EXERCISE >> The line holding "const BLACK = '#000000';" is the last one to output; start at the first line of the data, keep every line in between exactly, and leave out pictures.

COLLECTED MATERIAL >>
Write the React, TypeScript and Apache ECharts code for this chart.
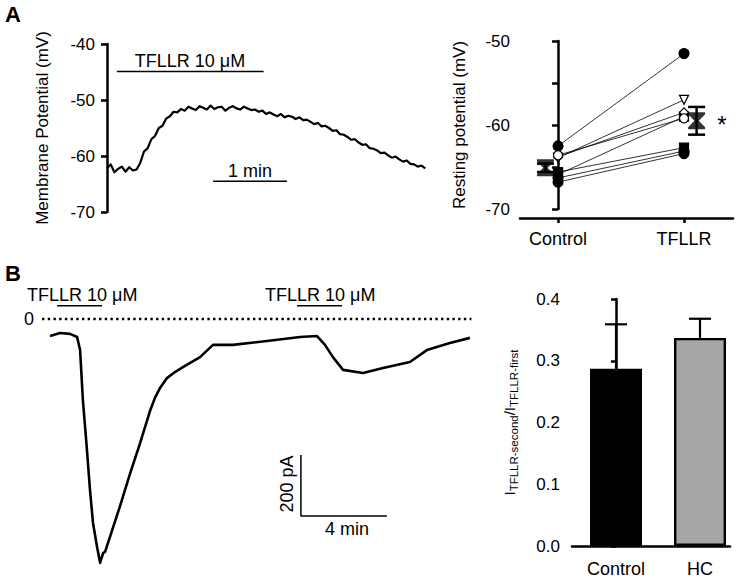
import React, { useEffect, useRef } from 'react';
import * as echarts from 'echarts';

const FONT = '"Liberation Sans", Arial, Helvetica, sans-serif';
const BLACK = '#000000';

// ---------- Panel A (left): membrane potential trace ----------
const traceATime = [
  0, 3, 6, 9, 12, 15, 18, 21, 24, 27, 30, 33, 36, 39, 42, 45, 48, 51, 54, 57,
  60, 63, 66, 69, 72, 75, 78, 81, 84, 87, 90, 93, 96, 99, 102, 105, 108, 111, 114, 117,
  120, 123, 126, 129, 132, 135, 138, 141, 144, 147, 150, 153, 156, 159, 162, 165, 168, 171, 174, 177,
  180, 183, 186, 189, 192, 195, 198, 201, 204, 207, 210, 213, 216, 219, 222, 225, 228, 231, 234, 237,
  240, 243, 246, 249, 252, 255, 258,
];
const traceAPotential = [
  -62.2, -61.5, -62.9, -62.3, -61.9, -62.8, -62.0, -62.6, -62.4,
  -61.2, -59.2, -58.6, -57.0, -56.4, -55.0, -54.6, -53.3, -52.9, -52.1, -52.2,
  -51.6, -51.9, -51.2, -51.5, -51.8, -51.1, -51.4, -51.7, -51.0, -51.6,
  -51.3, -51.2, -51.9, -51.4, -51.1, -51.5, -51.7, -51.2, -51.5, -51.8,
  -51.7, -52.1, -51.9, -52.5, -52.2, -52.6, -52.9, -52.5, -53.1, -52.8,
  -53.0, -53.4, -53.1, -53.6, -53.5, -53.9, -54.3, -54.1, -54.7, -54.6,
  -55.0, -55.5, -55.4, -56.1, -56.2, -56.6, -57.1, -57.0, -57.6, -58.0,
  -57.9, -58.6, -58.7, -59.0, -59.5, -59.4, -59.9, -60.3, -60.1, -60.6,
  -61.0, -60.8, -61.4, -61.5, -61.9, -61.7, -62.2,
];
const applicationA = [8, 127]; // s, TFLLR 10 µM bar
const applicationALevel = -44.9; // mV (bar height)
const scaleBarA = [86, 146]; // s, 1 min
const scaleBarALevel = -64.5;

// ---------- Panel A (right): resting potential pairs ----------
const pairCategories = ['Control', 'TFLLR'];
const subjectControl = [-62.5, -65.9, -63.9, -63.8, -63.6, -65.6, -66.3, -66.8];
const subjectTFLLR = [-51.5, -59.0, -57.0, -58.5, -59.2, -62.7, -63.1, -63.4];
const subjectSymbols = ['circle', 'rect', 'triangle', 'diamond', 'circle', 'rect', 'circle', 'circle'];
const subjectFilled = [true, true, false, false, false, true, true, true];
const meanPositions = [-0.1, 1.1];
const meanValues = [-65.1, -59.5];
const semValues = [0.5, 1.65];

// ---------- Panel B (left): current trace ----------
const traceBTime = [
  0, 0.47, 0.93, 1.26, 1.4, 1.53, 1.72, 1.86, 2.0, 2.19, 2.33, 2.47, 2.56, 2.79, 3.26, 3.72,
  4.19, 4.65, 4.88, 5.12, 5.44, 5.81, 6.28, 6.98, 7.58, 8.51, 10.09, 11.63, 12.42, 12.79, 13.16,
  13.63, 14.56, 15.49, 16.74, 17.53, 18.6, 19.53,
];
const traceBCurrent = [
  -56, -46, -49, -59, -102, -266, -430, -561, -669, -748, -800, -768, -764, -715, -613, -508,
  -407, -302, -259, -226, -194, -174, -154, -125, -85, -85, -72, -59, -56, -85, -125,
  -167, -177, -161, -141, -102, -79, -62,
];
const zeroLineB = [-0.37, 19.6];
const applicationsB = [
  [0.33, 2.42],
  [11.49, 13.58],
];
const applicationBLevel = 43; // pA
const scaleBarB = { t: 11.67, i: -646, dt: 4, di: 200 };

// ---------- Panel B (right): ratio bars ----------
const barCategories = ['Control', 'HC'];
const barValues = [0.287, 0.337];
const barErrors = [0.072, 0.031];
const barColors = ['#000000', '#a6a6a6'];

const hourglass = 'path://M0,0 L10,0 L10,1.2 L6.3,5 L10,8.8 L10,10 L0,10 L0,8.8 L3.7,5 L0,1.2 Z';

function errorBarRender(capHalf: number, lw: number, bottomCap: boolean) {
  return (_params: any, api: any) => {
    const x = api.value(0);
    const lo = api.value(1);
    const hi = api.value(2);
    const a = api.coord([x, lo]);
    const b = api.coord([x, hi]);
    const st = { stroke: BLACK, lineWidth: lw };
    const children: any[] = [
      { type: 'line', shape: { x1: a[0], y1: a[1], x2: b[0], y2: b[1] }, style: st },
      { type: 'line', shape: { x1: b[0] - capHalf, y1: b[1], x2: b[0] + capHalf, y2: b[1] }, style: st },
    ];
    if (bottomCap) {
      children.push({ type: 'line', shape: { x1: a[0] - capHalf, y1: a[1], x2: a[0] + capHalf, y2: a[1] }, style: st });
    }
    return { type: 'group', children };
  };
}

function txt(text: string, x: number, y: number, opts: any = {}) {
  const align = opts.align || 'center';
  const valign = opts.valign || 'middle';
  return {
    type: 'text',
    x,
    y,
    rotation: opts.rotation || 0,
    z: 100,
    style: {
      text,
      font: opts.font || `18px ${FONT}`,
      fill: BLACK,
      align,
      textAlign: align,
      verticalAlign: valign,
      textVerticalAlign: valign,
    },
  };
}

function buildOption(): any {
  const axisLineStyle = { color: BLACK, width: 2.5 };
  const labelStyle = { color: BLACK, fontSize: 17, fontFamily: FONT };
  const catStyle = { color: BLACK, fontSize: 18, fontFamily: FONT };

  const series: any[] = [];

  // A left
  series.push({
    type: 'line', xAxisIndex: 0, yAxisIndex: 0, showSymbol: false, symbol: 'none',
    data: traceATime.map((t, i) => [t, traceAPotential[i]]),
    lineStyle: { color: BLACK, width: 2.2, join: 'round' },
  });
  series.push({
    type: 'line', xAxisIndex: 0, yAxisIndex: 0, symbol: 'none',
    data: applicationA.map((t) => [t, applicationALevel]),
    lineStyle: { color: BLACK, width: 1.5 },
  });
  series.push({
    type: 'line', xAxisIndex: 0, yAxisIndex: 0, symbol: 'none',
    data: scaleBarA.map((t) => [t, scaleBarALevel]),
    lineStyle: { color: BLACK, width: 1.5 },
  });

  // A right: pairs
  subjectControl.forEach((c, i) => {
    const filled = subjectFilled[i];
    const sym = subjectSymbols[i];
    series.push({
      type: 'line', xAxisIndex: 1, yAxisIndex: 1,
      data: [[0, c], [1, subjectTFLLR[i]]],
      symbol: sym,
      symbolRotate: sym === 'triangle' ? 180 : 0,
      symbolSize: sym === 'rect' ? 9 : sym === 'circle' ? (filled ? 10 : 9) : 9,
      lineStyle: { color: BLACK, width: 0.8 },
      itemStyle: { color: filled ? BLACK : '#ffffff', borderColor: BLACK, borderWidth: 1.2 },
      z: 3 + i * 0.01,
    });
  });
  series.push({
    type: 'scatter', xAxisIndex: 1, yAxisIndex: 1,
    data: meanPositions.map((x, i) => [x, meanValues[i]]),
    symbol: hourglass, symbolSize: [17, 17],
    itemStyle: { color: BLACK },
    z: 5,
  });
  series.push({
    type: 'custom', xAxisIndex: 1, yAxisIndex: 1,
    data: meanPositions.map((x, i) => [x, meanValues[i] - semValues[i], meanValues[i] + semValues[i]]),
    encode: { x: 0, y: [1, 2] },
    renderItem: errorBarRender(8.5, 2.5, true),
    z: 5,
  });

  // B left
  series.push({
    type: 'line', xAxisIndex: 2, yAxisIndex: 2, symbol: 'none',
    data: zeroLineB.map((t) => [t, 0]),
    lineStyle: { color: BLACK, width: 2.6, type: [2.4, 3.3] },
  });
  series.push({
    type: 'line', xAxisIndex: 2, yAxisIndex: 2, symbol: 'none',
    data: traceBTime.map((t, i) => [t, traceBCurrent[i]]),
    lineStyle: { color: BLACK, width: 2.6, join: 'round' },
  });
  applicationsB.forEach((a) => {
    series.push({
      type: 'line', xAxisIndex: 2, yAxisIndex: 2, symbol: 'none',
      data: a.map((t) => [t, applicationBLevel]),
      lineStyle: { color: BLACK, width: 1.5 },
    });
  });
  series.push({
    type: 'line', xAxisIndex: 2, yAxisIndex: 2, symbol: 'none',
    data: [
      [scaleBarB.t, scaleBarB.i + scaleBarB.di],
      [scaleBarB.t, scaleBarB.i],
      [scaleBarB.t + scaleBarB.dt, scaleBarB.i],
    ],
    lineStyle: { color: BLACK, width: 1.5 },
  });

  // B right bars
  series.push({
    type: 'bar', xAxisIndex: 3, yAxisIndex: 3, barWidth: 52,
    data: barValues.map((v, i) => ({
      value: [i, v],
      itemStyle: { color: barColors[i], borderColor: BLACK, borderWidth: 2.4 },
    })),
  });
  series.push({
    type: 'custom', xAxisIndex: 3, yAxisIndex: 3,
    data: barValues.map((v, i) => [i, v, v + barErrors[i]]),
    encode: { x: 0, y: [1, 2] },
    renderItem: errorBarRender(11, 2.2, false),
    z: 1,
  });

  return {
    animation: false,
    backgroundColor: '#ffffff',
    textStyle: { fontFamily: FONT },
    grid: [
      { left: 107, top: 44, width: 333, height: 168 },
      { left: 520, top: 41, width: 213, height: 168 },
      { left: 37.1, top: 282.4, width: 434.3, height: 295.7 },
      { left: 572, top: 299, width: 158, height: 247 },
    ],
    xAxis: [
      { gridIndex: 0, type: 'value', min: 0, max: 270, show: false },
      {
        gridIndex: 1, type: 'value', min: -0.302, max: 1.389, offset: 9,
        axisLine: { show: true, lineStyle: axisLineStyle },
        axisTick: { show: true, length: 5, lineStyle: { color: BLACK, width: 2.5 }, customValues: [0, 1] },
        axisLabel: {
          ...catStyle, margin: 12, customValues: [0, 1],
          formatter: (v: number) => pairCategories[Math.round(v)] ?? '',
        },
        splitLine: { show: false },
      },
      { gridIndex: 2, type: 'value', min: -0.6, max: 19.6, show: false },
      {
        gridIndex: 3, type: 'value', min: -0.524, max: 1.357,
        axisLine: { show: true, lineStyle: axisLineStyle },
        axisTick: { show: false },
        axisLabel: {
          ...catStyle, margin: 14, customValues: [0, 1],
          formatter: (v: number) => barCategories[Math.round(v)] ?? '',
        },
        splitLine: { show: false },
      },
    ],
    yAxis: [
      {
        gridIndex: 0, type: 'value', min: -70, max: -40, interval: 10,
        axisLine: { show: true, lineStyle: axisLineStyle },
        axisTick: { show: true, length: 6, lineStyle: { color: BLACK, width: 2.5 } },
        axisLabel: { ...labelStyle, margin: 12 },
        splitLine: { show: false },
        name: 'Membrane Potential (mV)', nameLocation: 'middle', nameRotate: 90, nameGap: 56,
        nameTextStyle: { ...labelStyle },
      },
      {
        gridIndex: 1, type: 'value', min: -70, max: -50, interval: 5,
        axisLine: { show: true, lineStyle: axisLineStyle },
        axisTick: { show: true, length: 6, lineStyle: { color: BLACK, width: 2.5 } },
        axisLabel: { ...labelStyle, margin: 10, formatter: (v: number) => (v % 10 === 0 ? String(v) : '') },
        splitLine: { show: false },
        name: 'Resting potential (mV)', nameLocation: 'middle', nameRotate: 90, nameGap: 52,
        nameTextStyle: { ...labelStyle },
      },
      { gridIndex: 2, type: 'value', min: -850, max: 120, show: false },
      {
        gridIndex: 3, type: 'value', min: 0, max: 0.4, interval: 0.1,
        axisLine: { show: true, lineStyle: axisLineStyle },
        axisTick: { show: true, length: 5, lineStyle: { color: BLACK, width: 2.5 } },
        axisLabel: { ...labelStyle, margin: 12, formatter: (v: number) => v.toFixed(1) },
        splitLine: { show: false },
        name: '{m|I}{s|TFLLR-second}{m|/I}{s|TFLLR-first}',
        nameLocation: 'middle', nameRotate: 90, nameGap: 52,
        nameTextStyle: {
          color: BLACK,
          rich: {
            m: { fontSize: 15, fontFamily: FONT, color: BLACK, lineHeight: 22, verticalAlign: 'middle' },
            s: { fontSize: 11.5, fontFamily: FONT, color: BLACK, verticalAlign: 'bottom' },
          },
        },
      },
    ],
    series,
    graphic: [
      txt('A', 5, 14, { align: 'left', font: `bold 22px ${FONT}` }),
      txt('B', 5, 273, { align: 'left', font: `bold 22px ${FONT}` }),
      txt('TFLLR 10 \u03bcM', 190, 61),
      txt('1 min', 250, 171),
      txt('*', 722, 124, { font: `24px ${FONT}` }),
      txt('TFLLR 10 \u03bcM', 27, 295, { align: 'left' }),
      txt('TFLLR 10 \u03bcM', 265, 295, { align: 'left' }),
      txt('0', 34, 319, { align: 'right' }),
      txt('200 pA', 287, 484, { rotation: Math.PI / 2 }),
      txt('4 min', 347, 529),
    ],
  };
}

export default function App() {
  const ref = useRef<HTMLDivElement>(null);
  useEffect(() => {
    document.body.style.margin = '0';
    const chart = echarts.init(ref.current as HTMLDivElement, null, { renderer: 'svg' });
    chart.setOption(buildOption());
    return () => chart.dispose();
  }, []);
  return <div ref={ref} style={{ width: 750, height: 582 }} />;
}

RESULT FOR THIS EXERCISE >>
Write the React, TypeScript and Apache ECharts code for this chart.
import React, { useEffect, useRef } from 'react';
import * as echarts from 'echarts';

const FONT = '"Liberation Sans", Arial, Helvetica, sans-serif';
const BLACK = '#000000';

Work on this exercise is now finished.